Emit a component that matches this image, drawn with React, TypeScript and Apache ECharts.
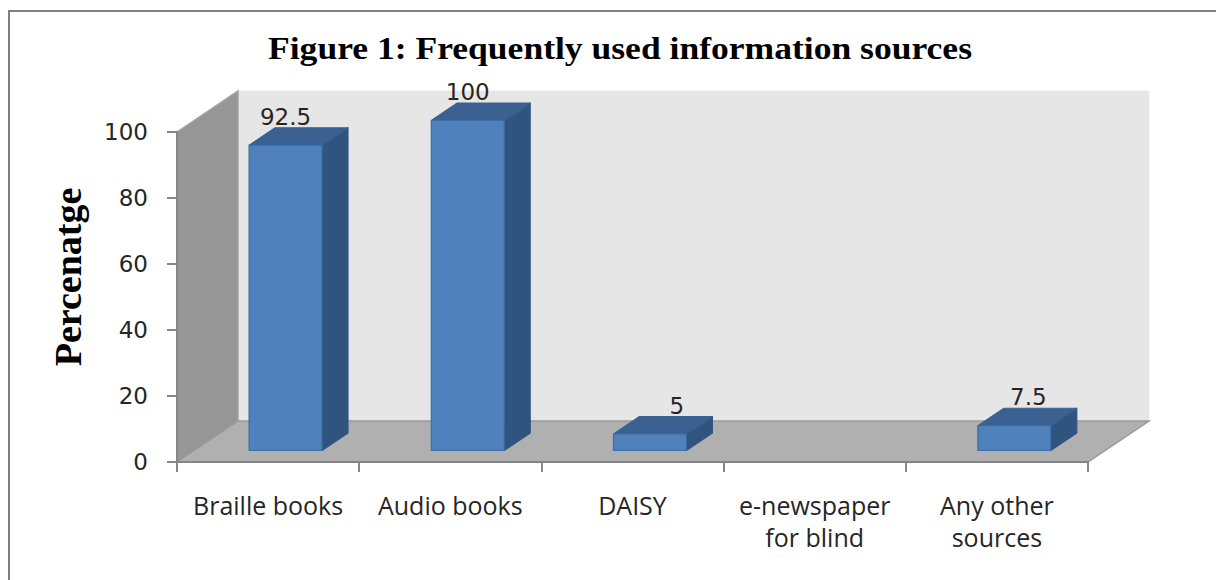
import React, { useEffect, useRef } from "react";
import * as echarts from "echarts";

const titleText = "Figure 1: Frequently used information sources";
const yAxisName = "Percenatge";
const categories = ["Braille books", "Audio books", "DAISY", "e-newspaper\nfor blind", "Any other\nsources"];
const percentages = [92.5, 100, 5, 0, 7.5];
const yTicks = { min: 0, max: 100, interval: 20 };

// Projection of the 3D look, in pixels
const WALL_DX = 61;
const WALL_DY = 41;
const BAR_DX = 26;
const BAR_DY = 17.5;
const BAR_LIFT = 11.5;
const BAR_SHIFT = -19;
const BAR_RATIO = 0.4;
const LABEL_SHIFT = [0, 0, 27, 0, 14];

const AXIS_GREY = "#868686";
const TEXT_COLOR = "#262626";
const NUMBER_FONT = "DejaVu Sans";
const CATEGORY_FONT = "Open Sans";

function renderWalls(params: any) {
  const { x, y, width, height } = params.coordSys;
  const bottom = y + height;
  const pts = {
    back: [[x + WALL_DX, y - WALL_DY], [x + width + WALL_DX, y - WALL_DY], [x + width + WALL_DX, bottom - WALL_DY], [x + WALL_DX, bottom - WALL_DY]],
    left: [[x, y], [x + WALL_DX, y - WALL_DY], [x + WALL_DX, bottom - WALL_DY], [x, bottom]],
    floor: [[x, bottom], [x + WALL_DX, bottom - WALL_DY], [x + width + WALL_DX, bottom - WALL_DY], [x + width, bottom]],
  };
  return {
    type: "group",
    children: [
      { type: "polygon", shape: { points: pts.back }, style: { fill: "#e6e6e6", stroke: "#e9e9e9", lineWidth: 1 } },
      { type: "polygon", shape: { points: pts.left }, style: { fill: "#969696", stroke: "#a2a2a2", lineWidth: 1.5 } },
      { type: "polygon", shape: { points: pts.floor }, style: { fill: "#b0b0b0", stroke: "#999999", lineWidth: 1.5 } },
    ],
  };
}

function renderBar(params: any, api: any) {
  const cat = api.value(0);
  const v = api.value(1);
  if (!v) return null;
  const base = api.coord([cat, 0]);
  const top = api.coord([cat, v]);
  const w = api.size([1, 0])[0] * BAR_RATIO;
  const x0 = base[0] + BAR_SHIFT;
  const x1 = x0 + w;
  const yb = base[1] - BAR_LIFT;
  const yt = top[1] - BAR_LIFT;
  const edge = { lineWidth: 1.2, lineJoin: "round" };
  return {
    type: "group",
    children: [
      {
        type: "text",
        style: {
          text: String(v),
          x: x0 + w / 2 + LABEL_SHIFT[params.dataIndex],
          y: yt - BAR_DY - 11,
          align: "center",
          verticalAlign: "middle",
          font: `23px "${NUMBER_FONT}"`,
          fill: TEXT_COLOR,
        },
      },
      {
        type: "polygon",
        shape: { points: [[x1, yt], [x1 + BAR_DX, yt - BAR_DY], [x1 + BAR_DX, yb - BAR_DY], [x1, yb]] },
        style: { fill: "#2f5480", stroke: "#2f5480", ...edge },
      },
      {
        type: "polygon",
        shape: { points: [[x0, yt], [x0 + BAR_DX, yt - BAR_DY], [x1 + BAR_DX, yt - BAR_DY], [x1, yt]] },
        style: { fill: "#3a6192", stroke: "#3a6192", ...edge },
      },
      {
        type: "rect",
        shape: { x: x0, y: yt, width: w, height: yb - yt },
        style: { fill: "#4f81bd", stroke: "#3c6da6", ...edge },
      },
    ],
  };
}

export default function App() {
  const ref = useRef<HTMLDivElement>(null);
  useEffect(() => {
    const chart = echarts.init(ref.current!, undefined, { renderer: "svg" });
    const axisLine = { show: true, lineStyle: { color: AXIS_GREY, width: 2 } };
    const axisTick = { show: true, length: 10, lineStyle: { color: AXIS_GREY, width: 2 } };
    chart.setOption({
      animation: false,
      backgroundColor: "#ffffff",
      grid: { left: 177, top: 132, width: 911, height: 330 },
      xAxis: {
        type: "category",
        data: categories,
        z: 3,
        axisLine,
        axisTick,
        axisLabel: {
          interval: 0,
          margin: 27,
          fontFamily: CATEGORY_FONT,
          fontSize: 25,
          lineHeight: 32,
          color: TEXT_COLOR,
        },
      },
      yAxis: {
        type: "value",
        ...yTicks,
        z: 3,
        name: yAxisName,
        nameLocation: "middle",
        nameRotate: 90,
        nameGap: 90,
        nameTextStyle: {
          fontFamily: "Liberation Serif",
          fontWeight: "bold",
          fontSize: 38,
          color: "#000000",
          padding: [0, 0, 0, 40],
        },
        axisLine,
        axisTick,
        splitLine: { show: false },
        axisLabel: { margin: 29, padding: [2, 0, 0, 0], fontFamily: NUMBER_FONT, fontSize: 23, color: TEXT_COLOR },
      },
      graphic: [
        {
          type: "polyline",
          shape: { points: [[9, 580], [9, 11], [1216, 11]] },
          style: { fill: "none", stroke: "#808080", lineWidth: 2 },
          z: 10,
        },
        {
          type: "text",
          x: 620,
          y: 48,
          scaleX: 1.147,
          z: 10,
          style: {
            text: titleText,
            align: "center",
            verticalAlign: "middle",
            font: 'bold 31px "Liberation Serif"',
            fill: "#000000",
          },
        },
      ],
      series: [
        {
          type: "custom",
          name: "walls",
          z: 1,
          silent: true,
          clip: false,
          data: [[0, 0]],
          encode: { x: 0, y: 1 },
          renderItem: renderWalls,
        },
        {
          type: "custom",
          name: "Percentage",
          z: 2,
          clip: false,
          data: percentages.map((v, i) => [i, v]),
          encode: { x: 0, y: 1 },
          renderItem: renderBar,
        },
      ],
    });
    return () => chart.dispose();
  }, []);
  return <div ref={ref} style={{ position: "absolute", left: 0, top: 0, width: 1216, height: 580 }} />;
}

**Work to complete**
Go through the data above and transcribe it in full, omitting any image.

**Output of the exercise**
Emit a component that matches this image, drawn with React, TypeScript and Apache ECharts.
import React, { useEffect, useRef } from "react";
import * as echarts from "echarts";

const titleText = "Figure 1: Frequently used information sources";
const yAxisName = "Percenatge";
const categories = ["Braille books", "Audio books", "DAISY", "e-newspaper\nfor blind", "Any other\nsources"];
const percentages = [92.5, 100, 5, 0, 7.5];
const yTicks = { min: 0, max: 100, interval: 20 };

// Projection of the 3D look, in pixels
const WALL_DX = 61;
const WALL_DY = 41;
const BAR_DX = 26;
const BAR_DY = 17.5;
const BAR_LIFT = 11.5;
const BAR_SHIFT = -19;
const BAR_RATIO = 0.4;
const LABEL_SHIFT = [0, 0, 27, 0, 14];

const AXIS_GREY = "#868686";
const TEXT_COLOR = "#262626";
const NUMBER_FONT = "DejaVu Sans";
const CATEGORY_FONT = "Open Sans";

function renderWalls(params: any) {
  const { x, y, width, height } = params.coordSys;
  const bottom = y + height;
  const pts = {
    back: [[x + WALL_DX, y - WALL_DY], [x + width + WALL_DX, y - WALL_DY], [x + width + WALL_DX, bottom - WALL_DY], [x + WALL_DX, bottom - WALL_DY]],
    left: [[x, y], [x + WALL_DX, y - WALL_DY], [x + WALL_DX, bottom - WALL_DY], [x, bottom]],
    floor: [[x, bottom], [x + WALL_DX, bottom - WALL_DY], [x + width + WALL_DX, bottom - WALL_DY], [x + width, bottom]],
  };
  return {
    type: "group",
    children: [
      { type: "polygon", shape: { points: pts.back }, style: { fill: "#e6e6e6", stroke: "#e9e9e9", lineWidth: 1 } },
      { type: "polygon", shape: { points: pts.left }, style: { fill: "#969696", stroke: "#a2a2a2", lineWidth: 1.5 } },
      { type: "polygon", shape: { points: pts.floor }, style: { fill: "#b0b0b0", stroke: "#999999", lineWidth: 1.5 } },
    ],
  };
}

function renderBar(params: any, api: any) {
  const cat = api.value(0);
  const v = api.value(1);
  if (!v) return null;
  const base = api.coord([cat, 0]);
  const top = api.coord([cat, v]);
  const w = api.size([1, 0])[0] * BAR_RATIO;
  const x0 = base[0] + BAR_SHIFT;
  const x1 = x0 + w;
  const yb = base[1] - BAR_LIFT;
  const yt = top[1] - BAR_LIFT;
  const edge = { lineWidth: 1.2, lineJoin: "round" };
  return {
    type: "group",
    children: [
      {
        type: "text",
        style: {
          text: String(v),
          x: x0 + w / 2 + LABEL_SHIFT[params.dataIndex],
          y: yt - BAR_DY - 11,
          align: "center",
          verticalAlign: "middle",
          font: `23px "${NUMBER_FONT}"`,
          fill: TEXT_COLOR,
        },
      },
      {
        type: "polygon",
        shape: { points: [[x1, yt], [x1 + BAR_DX, yt - BAR_DY], [x1 + BAR_DX, yb - BAR_DY], [x1, yb]] },
        style: { fill: "#2f5480", stroke: "#2f5480", ...edge },
      },
      {
        type: "polygon",
        shape: { points: [[x0, yt], [x0 + BAR_DX, yt - BAR_DY], [x1 + BAR_DX, yt - BAR_DY], [x1, yt]] },
        style: { fill: "#3a6192", stroke: "#3a6192", ...edge },
      },
      {
        type: "rect",
        shape: { x: x0, y: yt, width: w, height: yb - yt },
        style: { fill: "#4f81bd", stroke: "#3c6da6", ...edge },
      },
    ],
  };
}

export default function App() {
  const ref = useRef<HTMLDivElement>(null);
  useEffect(() => {
    const chart = echarts.init(ref.current!, undefined, { renderer: "svg" });
    const axisLine = { show: true, lineStyle: { color: AXIS_GREY, width: 2 } };
    const axisTick = { show: true, length: 10, lineStyle: { color: AXIS_GREY, width: 2 } };
    chart.setOption({
      animation: false,
      backgroundColor: "#ffffff",
      grid: { left: 177, top: 132, width: 911, height: 330 },
      xAxis: {
        type: "category",
        data: categories,
        z: 3,
        axisLine,
        axisTick,
        axisLabel: {
          interval: 0,
          margin: 27,
          fontFamily: CATEGORY_FONT,
          fontSize: 25,
          lineHeight: 32,
          color: TEXT_COLOR,
        },
      },
      yAxis: {
        type: "value",
        ...yTicks,
        z: 3,
        name: yAxisName,
        nameLocation: "middle",
        nameRotate: 90,
        nameGap: 90,
        nameTextStyle: {
          fontFamily: "Liberation Serif",
          fontWeight: "bold",
          fontSize: 38,
          color: "#000000",
          padding: [0, 0, 0, 40],
        },
        axisLine,
        axisTick,
        splitLine: { show: false },
        axisLabel: { margin: 29, padding: [2, 0, 0, 0], fontFamily: NUMBER_FONT, fontSize: 23, color: TEXT_COLOR },
      },
      graphic: [
        {
          type: "polyline",
          shape: { points: [[9, 580], [9, 11], [1216, 11]] },
          style: { fill: "none", stroke: "#808080", lineWidth: 2 },
          z: 10,
        },
        {
          type: "text",
          x: 620,
          y: 48,
          scaleX: 1.147,
          z: 10,
          style: {
            text: titleText,
            align: "center",
            verticalAlign: "middle",
            font: 'bold 31px "Liberation Serif"',
            fill: "#000000",
          },
        },
      ],
      series: [
        {
          type: "custom",
          name: "walls",
          z: 1,
          silent: true,
          clip: false,
          data: [[0, 0]],
          encode: { x: 0, y: 1 },
          renderItem: renderWalls,
        },
        {
          type: "custom",
          name: "Percentage",
          z: 2,
          clip: false,
          data: percentages.map((v, i) => [i, v]),
          encode: { x: 0, y: 1 },
          renderItem: renderBar,
        },
      ],
    });
    return () => chart.dispose();
  }, []);
  return <div ref={ref} style={{ position: "absolute", left: 0, top: 0, width: 1216, height: 580 }} />;
}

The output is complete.